Коль скоро для членов общины нет ничего хуже устойчивой кровной вражды, согласие обеих сторон почти наверняка будет получено. Однако вождю обычно приходится потратить много времени и энергии, чтобы склонить к миру родичей убитого, поскольку, чтобы не утратить достоинства в столь щекотливом деле чести, им следует проявить определенное упрямство. «Нуэр горд, — говорят они, — и хочет не скота, а человеческого тела в отместку за убитого. Убив человека, он уплачивает свой долг, и сердце его радуется». Порой вождю приходится прибегнуть даже к угрозе проклятия, прежде чем удается уладить дело миром. А возможно это постольку, поскольку к такому результату явно или неявно стремятся обе конфликтующие стороны. Заставить упрямцев пойти на мировую силой своего авторитета вождь не в состоянии, ибо никто не может принудить нуэра сделать какой-либо шаг вопреки его воле. Иными словами, роль вождя — это не более чем роль посредника в переговорах, позитивный исход которых фактически предрешен заранее. Сами нуэры, по-видимому, не испытывают ни малейшего преклонения перед этой фигурой, выполняющей чисто ритуальные функции. «Мы выбрали их, дали им леопардовые шкуры и сделали их нашими вождями, — говорит нуэр, — чтобы они участвовали в жертвоприношениях по случаю убийства». Трудно не заметить здесь определенных параллелей с тем, что было сказано ранее о вождях у индейцев намбиквара.

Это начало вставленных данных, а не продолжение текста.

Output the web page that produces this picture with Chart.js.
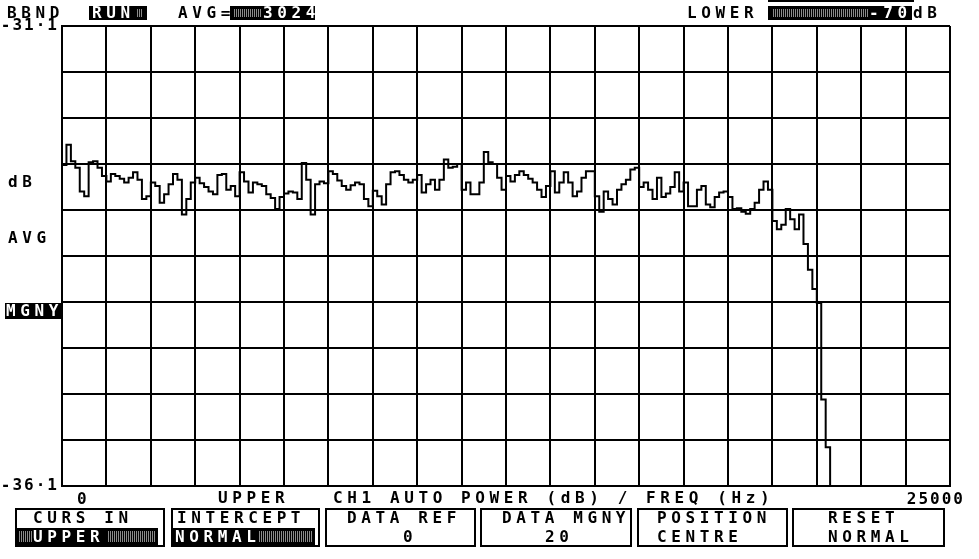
<!DOCTYPE html>
<html lang="en">
<head>
<meta charset="UTF-8">
<title>CH1 Auto Power</title>
<script src="https://cdn.jsdelivr.net/npm/chart.js"></script>
<style>
    body { margin: 0; background: #fff; }
    #screen {
        position: relative; width: 979px; height: 559px; overflow: hidden;
        font-family: 'DejaVu Sans Mono', monospace; font-weight: bold;
        font-size: 16px; letter-spacing: 4.6px; color: #000;
    }
    #screen canvas { position: absolute; left: 0; top: 0; }
    .t { position: absolute; line-height: 16px; white-space: pre; }
    .inv { position: absolute; background: #000; color: #fff; }
    .inv .t { color: #fff; }
    .hatch { position: absolute; background: repeating-linear-gradient(90deg, #000 0 1px, #8a8a8a 1px 2px); }
    .btn { position: absolute; top: 508px; height: 39px; box-sizing: border-box; border: 2px solid #000; }
    .bar { position: absolute; left: 0; top: 0; background: #000; }
</style>
</head>
<body>
<div id="screen">
    <canvas id="powerChart" width="979" height="559"></canvas>

    <!-- header -->
    <div class="t" style="left:7px;top:5px">BBND</div>
    <div class="inv" style="left:89px;top:6px;width:58px;height:14px">
        <div class="t" style="left:3px;top:-1px">RUN</div>
        <div class="hatch" style="left:47px;top:3px;width:7px;height:8px"></div>
    </div>
    <div class="t" style="left:178px;top:5px">AVG=</div>
    <div class="inv" style="left:230px;top:6px;width:85px;height:14px">
        <div class="hatch" style="left:3px;top:3px;width:29px;height:8px"></div>
        <div class="t" style="left:33px;top:-1px">3024</div>
    </div>
    <div class="t" style="left:687px;top:5px">LOWER</div>
    <div class="bar" style="left:768px;top:0;width:146px;height:2px"></div>
    <div class="inv" style="left:768px;top:6px;width:144px;height:14px">
        <div class="hatch" style="left:4px;top:3px;width:96px;height:8px"></div>
        <div class="t" style="left:101px;top:-1px">-70</div>
    </div>
    <div class="t" style="left:913px;top:5px">dB</div>

    <!-- left side -->
    <div class="t" style="left:8px;top:174px">dB</div>
    <div class="t" style="left:8px;top:230px">AVG</div>
    <div class="inv" style="left:5px;top:303px;width:57px;height:16px">
        <div class="t" style="left:1px;top:0">MGNY</div>
    </div>

    <!-- under the plot -->
    <div class="t" style="left:218px;top:490px">UPPER</div>
    <div class="t" style="left:333px;top:490px">CH1 AUTO POWER (dB) / FREQ (Hz)</div>

    <!-- soft keys -->
    <div class="btn" style="left:15px;width:150px"></div>
    <div class="t" style="left:33px;top:510px">CURS IN</div>
    <div class="inv" style="left:17px;top:528px;width:141px;height:17px">
        <div class="hatch" style="left:1px;top:3px;width:14px;height:11px"></div>
        <div class="t" style="left:16px;top:1px">UPPER</div>
        <div class="hatch" style="left:90px;top:3px;width:49px;height:11px"></div>
    </div>

    <div class="btn" style="left:171px;width:149px"></div>
    <div class="t" style="left:177px;top:510px">INTERCEPT</div>
    <div class="inv" style="left:172px;top:528px;width:143px;height:17px">
        <div class="t" style="left:3px;top:1px">NORMAL</div>
        <div class="hatch" style="left:86px;top:3px;width:54px;height:11px"></div>
    </div>

    <div class="btn" style="left:325px;width:151px"></div>
    <div class="t" style="left:347px;top:510px">DATA REF</div>
    <div class="t" style="left:403px;top:529px">0</div>

    <div class="btn" style="left:480px;width:152px"></div>
    <div class="t" style="left:502px;top:510px">DATA MGNY</div>
    <div class="t" style="left:545px;top:529px">20</div>

    <div class="btn" style="left:637px;width:151px"></div>
    <div class="t" style="left:657px;top:510px">POSITION</div>
    <div class="t" style="left:657px;top:529px">CENTRE</div>

    <div class="btn" style="left:792px;width:153px"></div>
    <div class="t" style="left:828px;top:510px">RESET</div>
    <div class="t" style="left:828px;top:529px">NORMAL</div>
</div>

<script>
    // analyser bins: 200 lines of 125 Hz over 0..25000 Hz
    const binHz = 125;
    const freqSpan = [0, 25000];
    const dbRange = [-36.1, -31.1];

    // level per bin (dB)
    const levels = [
        -32.61, -32.39, -32.57, -32.64, -32.90, -32.95, -32.58, -32.57, -32.64, -32.73,
        -32.79, -32.71, -32.73, -32.76, -32.80, -32.75, -32.69, -32.77, -32.98, -32.95,
        -32.80, -32.84, -33.02, -32.93, -32.82, -32.71, -32.77, -33.15, -32.98, -32.80,
        -32.75, -32.81, -32.85, -32.90, -32.93, -32.72, -32.71, -32.88, -32.84, -32.95,
        -32.69, -32.79, -32.91, -32.80, -32.82, -32.84, -32.93, -32.97, -33.09, -32.96,
        -32.92, -32.90, -32.91, -32.98, -32.59, -32.77, -33.15, -32.82, -32.79, -32.81,
        -32.68, -32.71, -32.78, -32.84, -32.88, -32.83, -32.80, -32.82, -32.98, -33.06,
        -32.89, -32.95, -33.04, -32.82, -32.69, -32.68, -32.72, -32.77, -32.80, -32.77,
        -32.72, -32.91, -32.82, -32.77, -32.88, -32.77, -32.55, -32.64, -32.63, -32.60,
        -32.88, -32.80, -32.93, -32.93, -32.80, -32.47, -32.58, -32.60, -32.75, -32.88,
        -32.73, -32.79, -32.72, -32.68, -32.72, -32.76, -32.80, -32.88, -32.96, -32.84,
        -32.68, -32.91, -32.80, -32.69, -32.80, -32.95, -32.90, -32.75, -32.68, -32.68,
        -32.95, -33.12, -32.90, -32.98, -33.04, -32.88, -32.82, -32.77, -32.66, -32.64,
        -32.85, -32.80, -32.88, -32.98, -32.75, -32.96, -32.92, -32.85, -32.69, -32.90,
        -32.80, -33.06, -33.06, -32.88, -32.84, -33.04, -33.07, -32.96, -32.91, -32.90,
        -32.96, -33.09, -33.08, -33.12, -33.14, -33.09, -33.02, -32.88, -32.79, -32.88,
        -33.22, -33.31, -33.26, -33.09, -33.20, -33.31, -33.15, -33.47, -33.75, -33.96,
        -34.11, -35.16, -35.68, -36.10, -36.10, -36.10, -36.10, -36.10, -36.10, -36.10,
        -36.10, -36.10, -36.10, -36.10, -36.10, -36.10, -36.10, -36.10, -36.10, -36.10,
        -36.10, -36.10, -36.10, -36.10, -36.10, -36.10, -36.10, -36.10, -36.10, -36.10
    ];

    const trace = levels.map((v, i) => ({ x: i * binHz, y: v }));
    trace.push({ x: freqSpan[1], y: levels[levels.length - 1] });

    const monoFont = { family: "'DejaVu Sans Mono', monospace", size: 16, weight: 'bold' };

    // spread the tick lettering a bit like the analyser font
    const tickSpacing = {
        id: 'tickSpacing',
        beforeDraw(chart) { chart.ctx.letterSpacing = '2px'; }
    };

    new Chart(document.getElementById('powerChart'), {
        type: 'line',
        data: {
            datasets: [{
                data: trace,
                stepped: true,
                borderColor: '#000',
                borderWidth: 2,
                pointRadius: 0,
                fill: false,
                clip: 3
            }]
        },
        options: {
            responsive: false,
            animation: false,
            layout: { padding: { left: 0, right: 29, top: 26, bottom: 53 } },
            plugins: { legend: { display: false }, tooltip: { enabled: false } },
            scales: {
                x: {
                    type: 'linear',
                    min: freqSpan[0],
                    max: freqSpan[1],
                    afterFit: scale => { scale.height = 20; },
                    grid: { color: '#000', lineWidth: 2, drawTicks: false },
                    border: { color: '#000', width: 2 },
                    ticks: {
                        stepSize: 1250,
                        autoSkip: false,
                        maxRotation: 0,
                        align: 'inner',
                        labelOffset: 15,
                        padding: 4,
                        color: '#000',
                        font: monoFont,
                        callback: v => (v === freqSpan[0] || v === freqSpan[1]) ? String(v) : ''
                    }
                },
                y: {
                    min: dbRange[0],
                    max: dbRange[1],
                    afterFit: scale => { scale.width = 62; },
                    grid: { color: '#000', lineWidth: 2, drawTicks: false },
                    border: { color: '#000', width: 2 },
                    ticks: {
                        stepSize: 0.5,
                        align: 'inner',
                        padding: 3,
                        color: '#000',
                        font: monoFont,
                        callback: (v, i, ticks) => (i === 0 || i === ticks.length - 1)
                            ? v.toFixed(1).replace('.', '·') : ''
                    }
                }
            }
        },
        plugins: [tickSpacing]
    });
</script>
</body>
</html>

Экстренное урегулирование конфликтов, способных породить кровную вражду, у нуэров сравнительно легко осуществимо внутри деревни либо при возникновении трений между жителями расположенных по соседству деревень. Нуэры считают, что без таких экстренных мер легко может случиться, что страсти будут разгораться все сильнее, так что в конце концов никого не останется в живых. Однако если вражда возникает между более крупными территориальными сегментами общества, такими, как отделы племени, в столкновении между ними может сразу погибнуть несколько человек. При этом зачастую нет непосредственно заинтересованных лиц, которые готовы были бы немедленно вступить в посредничество для выплаты компенсаций. Родичи убитых просто поджидают нового столкновения, чтобы сполна отомстить за все свои потери. В такой ситуации трещина между сегментами расширяется до тех пор, пока позитивные контакты между ними не прекратятся полностью. В результате первоначально единое племя раскалывается на два, не имеющих никаких обязательств по отношению друг к другу.

У нуэров деревня — это не просто место для проживания. Каждая усадьба включает в себя загоны для скота, выгоны и участки, используемые под посев сельскохозяйственных культур. Поэтому семья, находящаяся в состоянии нарастающего конфликта с прочими жителями, не может позволить себе попросту сняться с места и обосноваться где-нибудь еще. По-иному обстоит дело у лесных земледельцев, таких, например, как южноамериканские индейцы яномамо, у которых плантации зачастую расположены на значительном расстоянии от поселка-шапуно. У этих индейцев, заслуживших за свою воинственность и неуравновешенность репутацию «свирепых людей», единовременное расщепление общины — вещь вполне обычная. Мужчины чрезвычайно вздорны и злопамятны, и даже незначительная размолвка между ними может легко перерасти во взаимную нетерпимость. В скрытую вражду неминуемо оказываются втянутыми родичи с той и с другой стороны. Развязка часто наступает после того, как воины в часы вечернего досуга накурятся эпены — особого порошка, изготовляемого яномамо из ядовитых растений и вызывающего галлюцинации. В состоянии опьянения недруги приглашают друг друга на состязание в силе, которое начинается с того, что они поочередно наносят друг другу удары кулаком в грудь. Затем следует поединок на тяжелых палицах длиной до полутора метров: пока один из соперников стоит выпрямившись и абсолютно неподвижно, другой изо всей силы обрушивает удар этим оружием прямо по его темени, которое у мужчин яномамо чисто выбрито согласно местному обычаю. Пока что борьба носит ритуальный характер и остается в норме правил. Трагическая развязка наступает лишь в том случае, если кто-либо из участников хватается за лук. Индейцы, как правило, пользуются стрелами с зазубренными наконечниками, отравленными ядом кураре. Так что меткий выстрел почти неизбежно влечет за собой смерть недруга, а промах легко может обернуться гибелью кого-либо из невольных свидетелей происходящего.

Подобные эксцессы неминуемо влекут за собой уход из общины целой группы людей, связанных родством, общностью интересов и силой авторитета воина, берущего на себя роль лидера в отделяющейся группировке. Американский антрополог Наполеон Чагнон, изучавший жизнь и нравы яномамо в 70-х годах XX века, пришел к выводу, что расщепления общины реальнее всего ожидать после того, как численность ее членов достигнет примерно сотни персон. При численности в 40–60 человек деревня может выставить в качестве боевого отряда для защиты от набегов соседей около 10 мужчин-ваитери (так называют воинов у яномамо). Этого, очевидно, недостаточно, если принять во внимание обстановку взаимного недоверия, коварства и непредсказуемости, царящую в отношениях между общинами. Два таких отряда делают общину менее уязвимой и обеспечивают более успешные набеги на соседей для похищения тамошних женщин. Два десятка бойцов соответствуют общей численности общины порядка 100 человек. Однако при дальнейшем ее росте резко увеличивается вероятность внутренних раздоров, и именно на этой стадии община обычно раскалывается, наподобие процесса социотомии, или десмозиса, о которых шла речь при описании социальных процессов в популяциях общественных насекомых и некоторых видов обезьян.